A Tropea, Barilaro è stato con Pupi Avati. La prof.ssa Antonella Pascuzzo parla di Barilaro che «con la sua arte è la nota stonata, il colore fuori tinta, la virgola messa a casaccio in una frase, ma compone una lirica chiara e significativa. Sbriciolati, ricomposti, feriti, ma guariti e perdonati. Tutto questo rende più resistenti, lasciando intatte anche le fragilità, da proteggere e difendere con muri di silenzi ed ironia, sorridendo della grettezza di tanta gente».
L’artista ci invita a partire da noi stessi, perché è la chiave che apre la porta della propria riconoscibilità come esseri senzienti e culturalmente elevati, per distinguerci dall'uomo comune.

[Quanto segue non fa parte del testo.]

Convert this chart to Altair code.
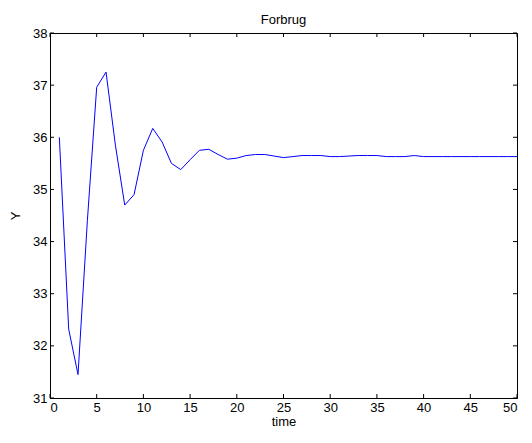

Giuseppe Barilaro laureato presso l’Accademia di Belle Arti di Catanzaro nel 2017. Nel 2012 espone presso il Palazzo Ducale di Cosenza nella sua prima personale Confession, a cura di Andrea Romoli Barberini. Nello stesso anno viene selezionato da Romoli Barberini e Wang Lin per partecipare all’esposizione Forma e Sensi, nella città di Xi’ An in Cina. Nel 2013 vince il Premio Nazionale delle Arti conferito dal MIUR come “miglior allievo in Pittura”. Nel 2015 espone per il premio internazionale “Limen Arte” e a Venezia prende parte al workshop di pittura “Il solco dipinto”. Dal 2017 una serie di mostre tra Milano e Roma. Attualmente è docente di pittura presso il liceo artistico Canova di Vicenza. Interessato da sempre alla sperimentazione, al fuoco e alle dinamiche della trascendenza.